Ceremonial use of Bagpipers
In fact the ceremonial use of bagpipers are very much alive these days, at civil ceremonies as well as in military spheres. Being able to play the pipes, dressed – of course – in traditional Scottish garb and family tartan – can be lucrative and is a great honour, and some of the quaint services that require a piper are steeped in history.
Bagpipers are in great demand on Burns night, 25 th January, a celebration which, in Scotland, ranks high on the list of many. Celebrating the birth of the great Scots poet Robert Burns, the night is one of readings of poetry, drinking of whisky and eating of the traditional haggis, to which Burns himself wrote an eulogy.
Tradition has it that as the haggis enters the room it is accompanied by a bagpiper playing one of the traditional songs of the evening, and this ceremony is treated with great reverence by those present. With many Burns night suppers taking place across Scotland each year on the 25 th of January – and in the border areas of England where the tradition is also upheld – bagpipers are sought after musicians for this one night.

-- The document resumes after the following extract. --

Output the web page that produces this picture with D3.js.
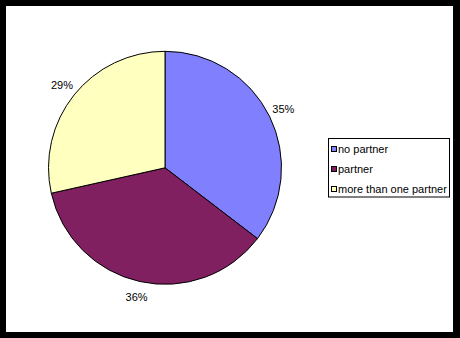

Other traditional uses of bagpipers are for weddings, where many Scottish and northern ceremonies invite a bagpiper to pipe the bride into the service, and sometimes out again. This solemn and honourable ceremony is one that is also carried out with great honour, and there are many bagpipers who consider it the ultimate accolade to be asked.
Funerals are another occasion when bagpipers are asked to perform a solemn and graceful tune, and the sight of a bagpiper leading the hearse or funeral procession is one that is never forgotten.
Traditional parties and celebrations such as 21 st birthdays and the like are also popular places for bagpipers to play, and there is always a call for a bagpiper when there is something to be celebrated. Bagpipers are considered essential in many official capacities, and the use of them in all manners of celebration or marks of occasion goes back many years.
Traditions such as these help to keep bagpipers playing, and also encourage younger people to learn to become competent bagpipers. It is not the easiest of instruments to play, but being able to perform at a Burns Supper or other important and revered celebration is the culmination of many years of learning and practice.